Vamos, con Claudio Barragán –ex pintor, escultor, escritor en ciernes, perpetuo proveedor de anécdotas de carácter estético y sicalíptico– a la exposición de Tomás Saraceno, Cómo atrapar el universo en una telaraña. Es sábado por la tarde y por lo menos la mitad de los porteños de buen pasar aprovechó las Pascuas para rajarse a Chile a comprar porquerías electrónicas o a buscar tornillos y pedazos de madera y cemento en la arena de las playas pinamarenses.

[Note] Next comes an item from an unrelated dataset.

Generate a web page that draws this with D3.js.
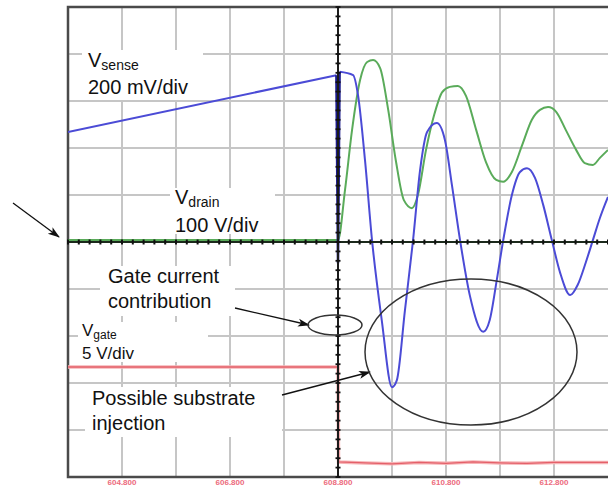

Entretanto, una parte de la mitad restante hace cola para contemplar el tejido arborescente que infinidad de arañas del norte argentino tramaron para establecer la iluminada relación de semejanza. Cada vez más, los astrofísicos encuentran filamentos en la materia oscura que permiten contemplar el universo como una trama que tiene a las galaxias como puntos fijos de su telaraña; cada vez más, las arañas tejen su red para atrapar insectos que tiemblan y se agitan antes de ser envueltos por el hilo de seda de su captura. Según se sabe, en su propia escala, no hay en el universo materia más sólida que la tela que la araña teje, cosa que aún no es pasible de ser dicha acerca de esos filamentos intergalácticos, lo que permite suponer que, si Dios existe, quizá no haya sido capturado aún en alguna de esas líneas de trazado. Pero el problema no es Dios, sino las políticas de sentido que fuerzan a definir qué es y qué no es arte, y cuándo lo que poseía significación de tal la pierde y termina arrumbado en los depósitos.

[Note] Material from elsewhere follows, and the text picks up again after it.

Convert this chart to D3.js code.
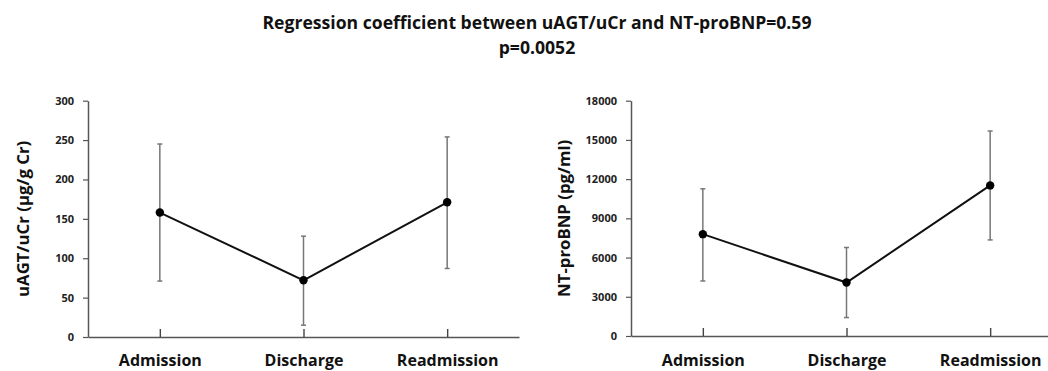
<!DOCTYPE html>
<html>
<head>
<meta charset="utf-8">
<script src="https://cdn.jsdelivr.net/npm/d3@7"></script>
<style>
  body { margin: 0; background: #fff; }
  svg { display: block; font-family: "Open Sans", sans-serif; }
</style>
</head>
<body>
<div id="chart"></div>
<script>
const categories = ["Admission", "Discharge", "Readmission"];

// urinary angiotensinogen / creatinine (µg/g Cr)
const uagtMean = [158, 72, 171];
const uagtLow = [71, 15, 87];
const uagtHigh = [245, 128, 254];
const uagtTicks = [0, 50, 100, 150, 200, 250, 300];

// NT-proBNP (pg/ml)
const bnpMean = [7790, 4090, 11520];
const bnpLow = [4210, 1410, 7350];
const bnpHigh = [11260, 6770, 15680];
const bnpTicks = [0, 3000, 6000, 9000, 12000, 15000, 18000];

const titleLines = ["Regression coefficient between uAGT/uCr and NT-proBNP=0.59", "p=0.0052"];

const width = 1048, height = 371;

const svg = d3.select("#chart").append("svg")
  .attr("width", width)
  .attr("height", height);

svg.append("g")
  .selectAll("text")
  .data(titleLines)
  .join("text")
  .attr("x", 537)
  .attr("y", (d, i) => 29 + i * 25)
  .attr("text-anchor", "middle")
  .style("font-size", "17.6px")
  .style("font-weight", "bold")
  .attr("fill", "#111")
  .text(d => d);

const panels = [
  { left: 88, bottom: 337, top: 100.7, label: "uAGT/uCr (µg/g Cr)", labelX: 29,
    mean: uagtMean, low: uagtLow, high: uagtHigh, ticks: uagtTicks },
  { left: 631, bottom: 336, top: 100.7, label: "NT-proBNP (pg/ml)", labelX: 570,
    mean: bnpMean, low: bnpLow, high: bnpHigh, ticks: bnpTicks }
];

panels.forEach(p => {
  const x = d3.scalePoint().domain(categories).range([p.left, p.left + 431]).padding(0.5);
  const y = d3.scaleLinear().domain([0, d3.max(p.ticks)]).range([p.bottom, p.top]);
  const g = svg.append("g");

  // y axis
  const yAxis = g.append("g")
    .attr("transform", `translate(${p.left},0)`)
    .call(d3.axisLeft(y).tickValues(p.ticks).tickFormat(d3.format("d"))
      .tickSize(5).tickPadding(9).tickSizeOuter(0));
  yAxis.select(".domain").attr("stroke", "#555").attr("stroke-width", 1.5);
  yAxis.selectAll(".tick line").attr("stroke", "#555").attr("stroke-width", 1.2);
  yAxis.selectAll(".tick text")
    .attr("fill", "#222")
    .style("font-size", "11px")
    .style("font-weight", "bold")
    .style("font-family", "'Open Sans', sans-serif");

  // x axis; the category ticks point up into the plot
  const xAxis = g.append("g")
    .attr("transform", `translate(0,${p.bottom})`)
    .call(d3.axisBottom(x).tickSize(0).tickPadding(366 - p.bottom).tickSizeOuter(0));
  xAxis.select(".domain").attr("stroke", "#555").attr("stroke-width", 1.5);
  xAxis.selectAll(".tick line").remove();
  xAxis.selectAll(".tick").append("line")
    .attr("y1", 0).attr("y2", -8)
    .attr("stroke", "#444").attr("stroke-width", 1.4);
  xAxis.selectAll(".tick text")
    .attr("fill", "#111")
    .attr("dy", "0")
    .style("font-size", "16px")
    .style("font-weight", "bold")
    .style("font-family", "'Open Sans', sans-serif");

  // y label
  g.append("text")
    .attr("transform", `translate(${p.labelX},${(p.top + p.bottom) / 2}) rotate(-90)`)
    .attr("text-anchor", "middle")
    .attr("fill", "#111")
    .style("font-size", "16.8px")
    .style("font-weight", "bold")
    .text(p.label);

  // error bars
  const bars = g.append("g")
    .selectAll("g")
    .data(categories)
    .join("g");
  bars.append("line")
    .attr("x1", d => x(d)).attr("x2", d => x(d))
    .attr("y1", (d, i) => y(p.low[i])).attr("y2", (d, i) => y(p.high[i]))
    .attr("stroke", "#777").attr("stroke-width", 1.5);
  bars.append("line")
    .attr("x1", d => x(d) - 2.5).attr("x2", d => x(d) + 2.5)
    .attr("y1", (d, i) => y(p.low[i])).attr("y2", (d, i) => y(p.low[i]))
    .attr("stroke", "#777").attr("stroke-width", 1.5);
  bars.append("line")
    .attr("x1", d => x(d) - 2.5).attr("x2", d => x(d) + 2.5)
    .attr("y1", (d, i) => y(p.high[i])).attr("y2", (d, i) => y(p.high[i]))
    .attr("stroke", "#777").attr("stroke-width", 1.5);

  // mean line
  const line = d3.line()
    .x((d, i) => x(categories[i]))
    .y(d => y(d));
  g.append("path")
    .datum(p.mean)
    .attr("d", line)
    .attr("fill", "none")
    .attr("stroke", "#111")
    .attr("stroke-width", 2);

  g.append("g")
    .selectAll("circle")
    .data(p.mean)
    .join("circle")
    .attr("cx", (d, i) => x(categories[i]))
    .attr("cy", d => y(d))
    .attr("r", 4.2)
    .attr("fill", "#000");
});
</script>
</body>
</html>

La historia del arte es también la historia de los sepulcros donde muertos ayer ilustres comprueban que nadie riega sus flores. Paralelamente a la exposición exitosa de Saraceno, en el mismo museo hay una de Antonio Berni y otra de arte abstracto argentino, signos en rotación que parecen derivar lentamente hacia ese destino de olvido, a esa espera de resucitación y rescate.